Exercise objective >> Copy all the entries word for word, but omit the pictures.

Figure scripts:
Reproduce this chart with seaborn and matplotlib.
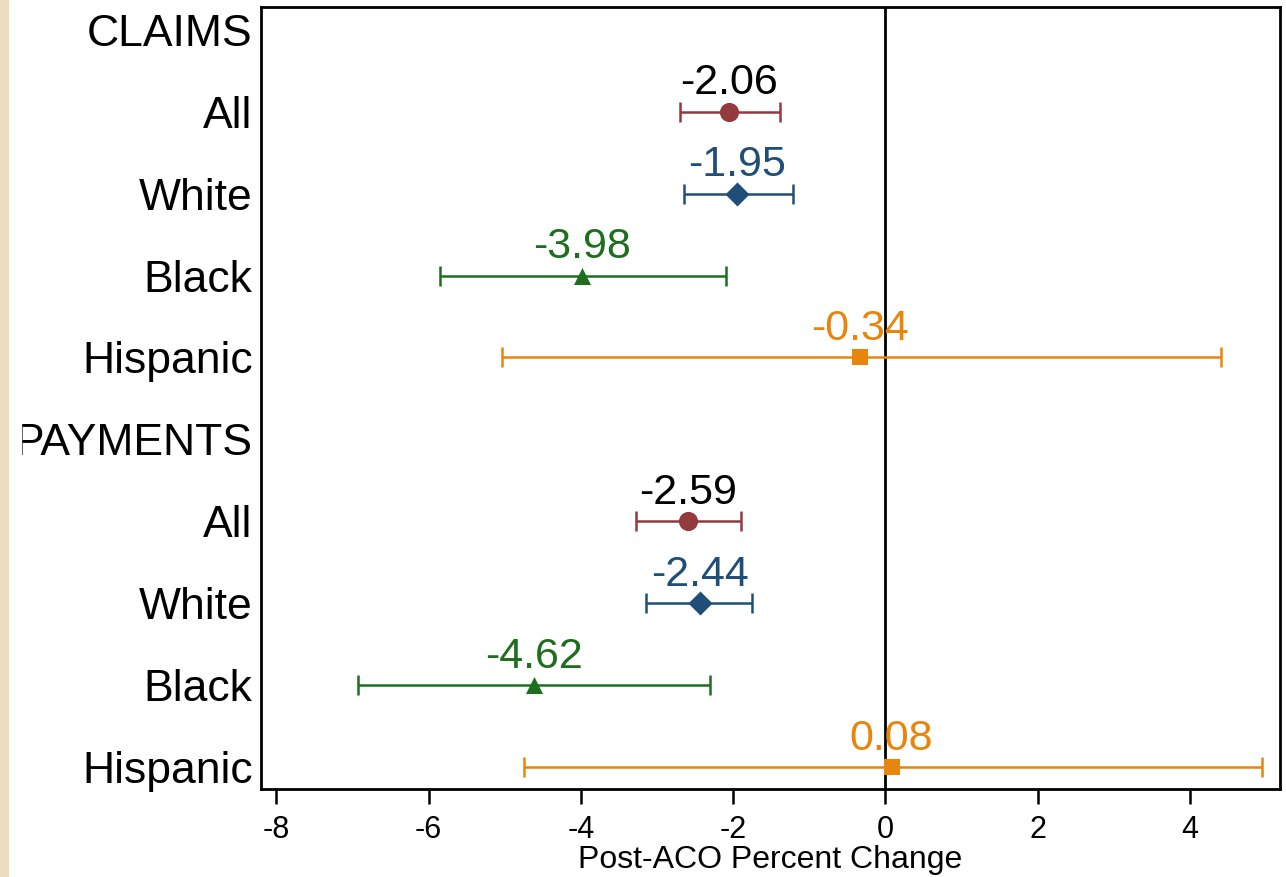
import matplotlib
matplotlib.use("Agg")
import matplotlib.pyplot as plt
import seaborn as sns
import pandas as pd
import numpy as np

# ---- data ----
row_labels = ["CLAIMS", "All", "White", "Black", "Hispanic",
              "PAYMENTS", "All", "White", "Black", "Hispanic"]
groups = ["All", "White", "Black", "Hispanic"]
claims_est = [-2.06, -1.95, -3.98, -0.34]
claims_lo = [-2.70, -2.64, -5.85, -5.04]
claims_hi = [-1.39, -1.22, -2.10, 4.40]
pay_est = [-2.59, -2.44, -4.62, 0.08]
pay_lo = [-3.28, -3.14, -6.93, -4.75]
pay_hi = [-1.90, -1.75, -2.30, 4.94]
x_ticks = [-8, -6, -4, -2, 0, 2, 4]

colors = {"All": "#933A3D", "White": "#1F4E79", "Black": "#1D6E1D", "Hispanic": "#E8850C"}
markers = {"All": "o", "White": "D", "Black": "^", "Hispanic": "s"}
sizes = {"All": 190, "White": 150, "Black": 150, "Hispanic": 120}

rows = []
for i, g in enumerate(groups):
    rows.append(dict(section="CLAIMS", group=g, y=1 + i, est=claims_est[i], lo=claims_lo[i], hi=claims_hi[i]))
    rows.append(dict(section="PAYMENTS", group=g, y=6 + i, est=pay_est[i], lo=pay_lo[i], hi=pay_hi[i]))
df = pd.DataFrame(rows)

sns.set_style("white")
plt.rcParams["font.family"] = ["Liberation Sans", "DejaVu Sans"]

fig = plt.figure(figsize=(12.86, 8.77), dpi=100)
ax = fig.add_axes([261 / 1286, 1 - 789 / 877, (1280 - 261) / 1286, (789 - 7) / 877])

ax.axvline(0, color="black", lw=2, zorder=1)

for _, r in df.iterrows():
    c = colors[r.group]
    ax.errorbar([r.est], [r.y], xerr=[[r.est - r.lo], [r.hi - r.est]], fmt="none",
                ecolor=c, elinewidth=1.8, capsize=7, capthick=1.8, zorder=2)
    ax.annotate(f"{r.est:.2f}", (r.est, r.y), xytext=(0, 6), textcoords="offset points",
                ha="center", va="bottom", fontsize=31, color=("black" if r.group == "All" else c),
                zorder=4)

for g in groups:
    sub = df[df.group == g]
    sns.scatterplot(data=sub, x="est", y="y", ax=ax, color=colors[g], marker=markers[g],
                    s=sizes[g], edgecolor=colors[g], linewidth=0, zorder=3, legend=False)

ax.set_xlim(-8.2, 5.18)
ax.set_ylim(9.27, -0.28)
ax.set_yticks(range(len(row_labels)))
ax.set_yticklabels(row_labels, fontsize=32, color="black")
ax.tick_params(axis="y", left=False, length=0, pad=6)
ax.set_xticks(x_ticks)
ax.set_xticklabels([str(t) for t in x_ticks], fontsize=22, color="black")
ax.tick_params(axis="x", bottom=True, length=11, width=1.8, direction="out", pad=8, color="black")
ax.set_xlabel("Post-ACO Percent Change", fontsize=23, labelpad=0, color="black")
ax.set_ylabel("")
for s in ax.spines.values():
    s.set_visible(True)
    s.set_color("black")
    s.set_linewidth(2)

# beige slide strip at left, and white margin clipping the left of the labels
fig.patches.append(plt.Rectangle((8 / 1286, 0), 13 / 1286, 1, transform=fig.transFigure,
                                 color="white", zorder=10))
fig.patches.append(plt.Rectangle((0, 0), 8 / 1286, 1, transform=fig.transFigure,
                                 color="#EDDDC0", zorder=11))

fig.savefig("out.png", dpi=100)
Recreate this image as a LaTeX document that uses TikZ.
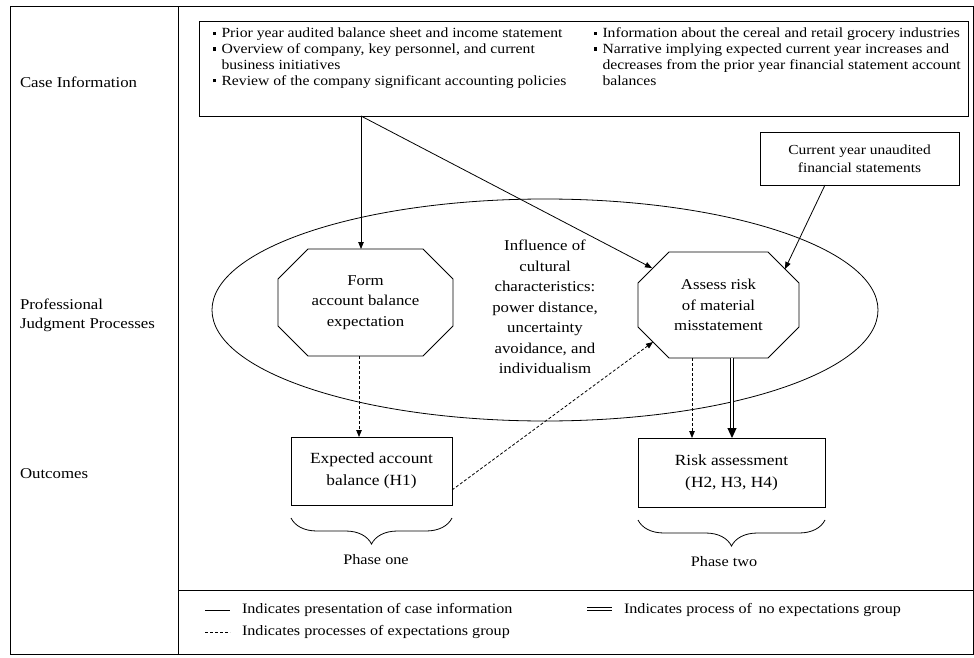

Solution for this task >>
Reproduce this chart with seaborn and matplotlib.
import matplotlib
matplotlib.use("Agg")
import matplotlib.pyplot as plt
import seaborn as sns
import pandas as pd
import numpy as np

# ---- data ----
row_labels = ["CLAIMS", "All", "White", "Black", "Hispanic",
              "PAYMENTS", "All", "White", "Black", "Hispanic"]
groups = ["All", "White", "Black", "Hispanic"]
claims_est = [-2.06, -1.95, -3.98, -0.34]
claims_lo = [-2.70, -2.64, -5.85, -5.04]
claims_hi = [-1.39, -1.22, -2.10, 4.40]
pay_est = [-2.59, -2.44, -4.62, 0.08]
pay_lo = [-3.28, -3.14, -6.93, -4.75]
pay_hi = [-1.90, -1.75, -2.30, 4.94]
x_ticks = [-8, -6, -4, -2, 0, 2, 4]

colors = {"All": "#933A3D", "White": "#1F4E79", "Black": "#1D6E1D", "Hispanic": "#E8850C"}
markers = {"All": "o", "White": "D", "Black": "^", "Hispanic": "s"}
sizes = {"All": 190, "White": 150, "Black": 150, "Hispanic": 120}

rows = []
for i, g in enumerate(groups):
    rows.append(dict(section="CLAIMS", group=g, y=1 + i, est=claims_est[i], lo=claims_lo[i], hi=claims_hi[i]))
    rows.append(dict(section="PAYMENTS", group=g, y=6 + i, est=pay_est[i], lo=pay_lo[i], hi=pay_hi[i]))
df = pd.DataFrame(rows)

sns.set_style("white")
plt.rcParams["font.family"] = ["Liberation Sans", "DejaVu Sans"]

fig = plt.figure(figsize=(12.86, 8.77), dpi=100)
ax = fig.add_axes([261 / 1286, 1 - 789 / 877, (1280 - 261) / 1286, (789 - 7) / 877])

ax.axvline(0, color="black", lw=2, zorder=1)

for _, r in df.iterrows():
    c = colors[r.group]
    ax.errorbar([r.est], [r.y], xerr=[[r.est - r.lo], [r.hi - r.est]], fmt="none",
                ecolor=c, elinewidth=1.8, capsize=7, capthick=1.8, zorder=2)
    ax.annotate(f"{r.est:.2f}", (r.est, r.y), xytext=(0, 6), textcoords="offset points",
                ha="center", va="bottom", fontsize=31, color=("black" if r.group == "All" else c),
                zorder=4)

for g in groups:
    sub = df[df.group == g]
    sns.scatterplot(data=sub, x="est", y="y", ax=ax, color=colors[g], marker=markers[g],
                    s=sizes[g], edgecolor=colors[g], linewidth=0, zorder=3, legend=False)

ax.set_xlim(-8.2, 5.18)
ax.set_ylim(9.27, -0.28)
ax.set_yticks(range(len(row_labels)))
ax.set_yticklabels(row_labels, fontsize=32, color="black")
ax.tick_params(axis="y", left=False, length=0, pad=6)
ax.set_xticks(x_ticks)
ax.set_xticklabels([str(t) for t in x_ticks], fontsize=22, color="black")
ax.tick_params(axis="x", bottom=True, length=11, width=1.8, direction="out", pad=8, color="black")
ax.set_xlabel("Post-ACO Percent Change", fontsize=23, labelpad=0, color="black")
ax.set_ylabel("")
for s in ax.spines.values():
    s.set_visible(True)
    s.set_color("black")
    s.set_linewidth(2)

# beige slide strip at left, and white margin clipping the left of the labels
fig.patches.append(plt.Rectangle((8 / 1286, 0), 13 / 1286, 1, transform=fig.transFigure,
                                 color="white", zorder=10))
fig.patches.append(plt.Rectangle((0, 0), 8 / 1286, 1, transform=fig.transFigure,
                                 color="#EDDDC0", zorder=11))

fig.savefig("out.png", dpi=100)
Recreate this image as a LaTeX document that uses TikZ.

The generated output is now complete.